Yee grew up in Larchmont, in a largely secular home.
“I always felt connected to Judaism, but didn’t know how to connect,” said Yee. At NYU she went on a three-week Israel trip run by an Orthodox student group. “That experience was a really intense introduction to Jewish learning, and I fell for it — hard.”
But although she loved the Orthodox Jewish emphasis on study, Yee was not Orthodox in practice, nor did her liberal tendencies jive with Orthodoxy’s traditional observance. This was emphasized after she met her future husband, Patrick Yee — a Chinese American. “I struggled with figuring out where I belonged Jewishly in the world,” said Yee.
She was studying acting at NYU’s Tisch School of the Arts, but craved “opportunities to more directly practice tikkun olam,” she said. On a 2008 trip to Cambodia, Yee realized that she could incorporate tikkun olam into her career by selling jewelry made by Cambodian women. Her line, The Brave Collection, supports local artisans and empowers women to fight against human trafficking.

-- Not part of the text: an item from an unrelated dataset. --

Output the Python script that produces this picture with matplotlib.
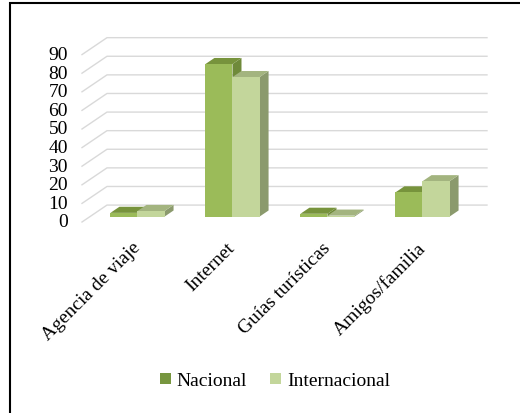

“As a Jew in the 21st century, the idea of genocide hits close to home,” said Yee. “With Brave, I could tangibly support survivors of genocide and the next generation of people who want to build meaningful lives.”
Their 2016 wedding, which combined traditions from two distinct heritages, gave Yee the idea to reimagine ritual objects, leading to her second line, Zahava, fine jewelry and ritual objects made in collaboration with metalsmiths in Tel Aviv.
“It’s empowering for me to navigate an interfaith marriage and different backgrounds in a way that’s new and reimagined,” said Yee.
The couple regularly studies Kabbalah and hosts large Shabbat dinners, which draw a diverse crowd. “We’ve even gotten support from OneTable for these dinners,” said Yee, who is expecting a baby boy this summer. “It’s been so meaningful for our growing family.”
Floral fever: Yee is obsessed with floral arrangements and often creates elaborate hand-picked bouquets for her Shabbat table.